» DIRECTIONS FOR THIS TASK: Write the data out again exactly, dropping any images it holds.

↓↓↓

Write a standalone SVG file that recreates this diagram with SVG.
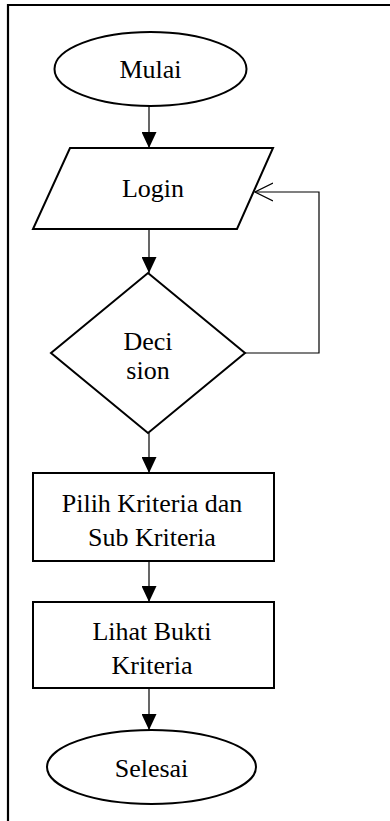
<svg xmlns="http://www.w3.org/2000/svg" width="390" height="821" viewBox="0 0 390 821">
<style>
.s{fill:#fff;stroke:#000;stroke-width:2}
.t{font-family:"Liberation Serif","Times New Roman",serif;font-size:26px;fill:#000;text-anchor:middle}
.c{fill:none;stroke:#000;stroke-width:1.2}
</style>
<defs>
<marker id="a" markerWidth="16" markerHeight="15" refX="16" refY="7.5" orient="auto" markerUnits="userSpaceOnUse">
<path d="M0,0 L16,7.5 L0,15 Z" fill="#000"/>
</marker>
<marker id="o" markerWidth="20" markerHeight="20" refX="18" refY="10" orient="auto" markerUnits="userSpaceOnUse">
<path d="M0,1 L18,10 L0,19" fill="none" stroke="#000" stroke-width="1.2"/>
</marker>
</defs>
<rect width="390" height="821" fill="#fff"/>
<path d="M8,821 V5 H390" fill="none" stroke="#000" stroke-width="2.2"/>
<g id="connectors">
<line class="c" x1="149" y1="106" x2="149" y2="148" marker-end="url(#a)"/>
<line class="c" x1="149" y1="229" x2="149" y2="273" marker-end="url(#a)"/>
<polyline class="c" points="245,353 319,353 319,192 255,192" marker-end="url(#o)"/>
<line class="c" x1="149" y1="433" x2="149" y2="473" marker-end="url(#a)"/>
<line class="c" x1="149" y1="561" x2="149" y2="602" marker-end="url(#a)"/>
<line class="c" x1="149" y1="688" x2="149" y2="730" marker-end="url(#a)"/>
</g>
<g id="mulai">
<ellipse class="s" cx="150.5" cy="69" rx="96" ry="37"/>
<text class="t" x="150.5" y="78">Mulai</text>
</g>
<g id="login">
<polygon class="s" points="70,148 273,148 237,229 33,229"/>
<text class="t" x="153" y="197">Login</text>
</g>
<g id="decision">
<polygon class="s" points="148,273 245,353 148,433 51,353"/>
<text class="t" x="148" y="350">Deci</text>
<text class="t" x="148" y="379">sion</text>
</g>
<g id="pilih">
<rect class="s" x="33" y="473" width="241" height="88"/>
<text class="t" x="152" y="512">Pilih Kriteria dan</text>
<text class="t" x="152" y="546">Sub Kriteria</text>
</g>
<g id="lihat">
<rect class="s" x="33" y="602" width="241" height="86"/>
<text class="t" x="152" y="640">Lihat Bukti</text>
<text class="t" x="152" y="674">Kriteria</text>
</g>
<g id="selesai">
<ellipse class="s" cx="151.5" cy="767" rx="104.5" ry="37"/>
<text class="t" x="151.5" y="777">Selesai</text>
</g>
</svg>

↑↑↑

» SOLUTION TO THIS PROBLEM:
Write a standalone SVG file that recreates this diagram with SVG.
<svg xmlns="http://www.w3.org/2000/svg" width="390" height="821" viewBox="0 0 390 821">
<style>
.s{fill:#fff;stroke:#000;stroke-width:2}
.t{font-family:"Liberation Serif","Times New Roman",serif;font-size:26px;fill:#000;text-anchor:middle}
.c{fill:none;stroke:#000;stroke-width:1.2}
</style>
<defs>
<marker id="a" markerWidth="16" markerHeight="15" refX="16" refY="7.5" orient="auto" markerUnits="userSpaceOnUse">
<path d="M0,0 L16,7.5 L0,15 Z" fill="#000"/>
</marker>
<marker id="o" markerWidth="20" markerHeight="20" refX="18" refY="10" orient="auto" markerUnits="userSpaceOnUse">
<path d="M0,1 L18,10 L0,19" fill="none" stroke="#000" stroke-width="1.2"/>
</marker>
</defs>
<rect width="390" height="821" fill="#fff"/>
<path d="M8,821 V5 H390" fill="none" stroke="#000" stroke-width="2.2"/>
<g id="connectors">
<line class="c" x1="149" y1="106" x2="149" y2="148" marker-end="url(#a)"/>
<line class="c" x1="149" y1="229" x2="149" y2="273" marker-end="url(#a)"/>
<polyline class="c" points="245,353 319,353 319,192 255,192" marker-end="url(#o)"/>
<line class="c" x1="149" y1="433" x2="149" y2="473" marker-end="url(#a)"/>
<line class="c" x1="149" y1="561" x2="149" y2="602" marker-end="url(#a)"/>
<line class="c" x1="149" y1="688" x2="149" y2="730" marker-end="url(#a)"/>
</g>
<g id="mulai">
<ellipse class="s" cx="150.5" cy="69" rx="96" ry="37"/>
<text class="t" x="150.5" y="78">Mulai</text>
</g>
<g id="login">
<polygon class="s" points="70,148 273,148 237,229 33,229"/>
<text class="t" x="153" y="197">Login</text>
</g>
<g id="decision">
<polygon class="s" points="148,273 245,353 148,433 51,353"/>
<text class="t" x="148" y="350">Deci</text>
<text class="t" x="148" y="379">sion</text>
</g>
<g id="pilih">
<rect class="s" x="33" y="473" width="241" height="88"/>
<text class="t" x="152" y="512">Pilih Kriteria dan</text>
<text class="t" x="152" y="546">Sub Kriteria</text>
</g>
<g id="lihat">
<rect class="s" x="33" y="602" width="241" height="86"/>
<text class="t" x="152" y="640">Lihat Bukti</text>
<text class="t" x="152" y="674">Kriteria</text>
</g>
<g id="selesai">
<ellipse class="s" cx="151.5" cy="767" rx="104.5" ry="37"/>
<text class="t" x="151.5" y="777">Selesai</text>
</g>
</svg>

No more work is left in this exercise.